Arnon Grunberg

Truffle

Dickens

A restaurant critic bids us farewell.
Please, read this article by Sam Sifton:

(A friend alerted me to this article.)

'All criticism is argument. Mine has been from the start that restaurants are culture, and that there is no better perch from which to examine our shared values and beliefs, behavior and attitudes, than a seat in a restaurant dining room, observing life’s pageant in the presence of food and drink.
What follows is an accounting of some of the highlights I experienced, as well as some of my favorite images and experiences at the opposite end of the scale. (Chief among those: Nello Balan spitting into the daffodils set out in front of his restaurant on Madison Avenue. So “Game of Thrones”!)
Sometimes I was recognized by a restaurant’s staff.
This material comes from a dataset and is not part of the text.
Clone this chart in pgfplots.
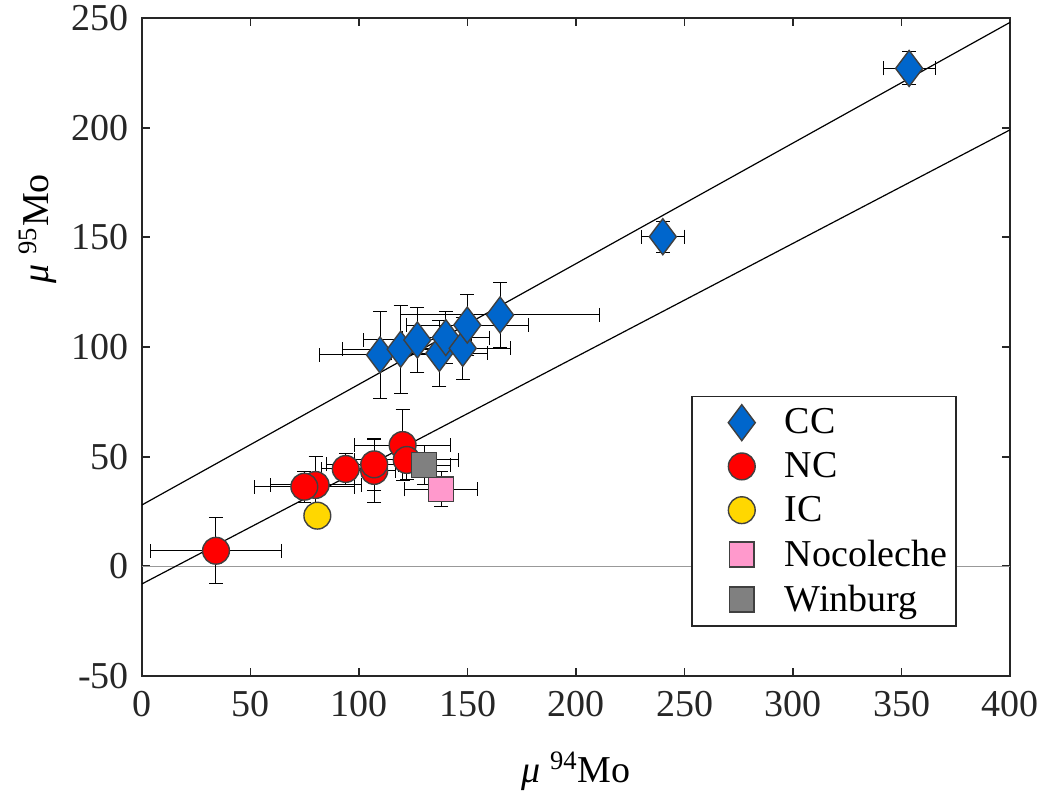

Once, at the Four Seasons, a diner pointed me out to Julian Niccolini, who is one of the restaurant’s owners and its voluble host. Mr. Niccolini gaped as if he were a character in a Dickens novel, then appeared to turn into Groucho Marx, then disappeared from view. Within seconds he was at my shoulder, complimenting the women at the table, insulting some Daily News reporters across the dining room, and showering my pasta with shavings of truffle, unbidden. It began to grow thick, as snow does on the sidewalk. Some may have fallen on my shoulder. Oh, how he laughed.'

Thank god, authors are unable to shower book critics with shavings of truffle. They might send them some truffles of course.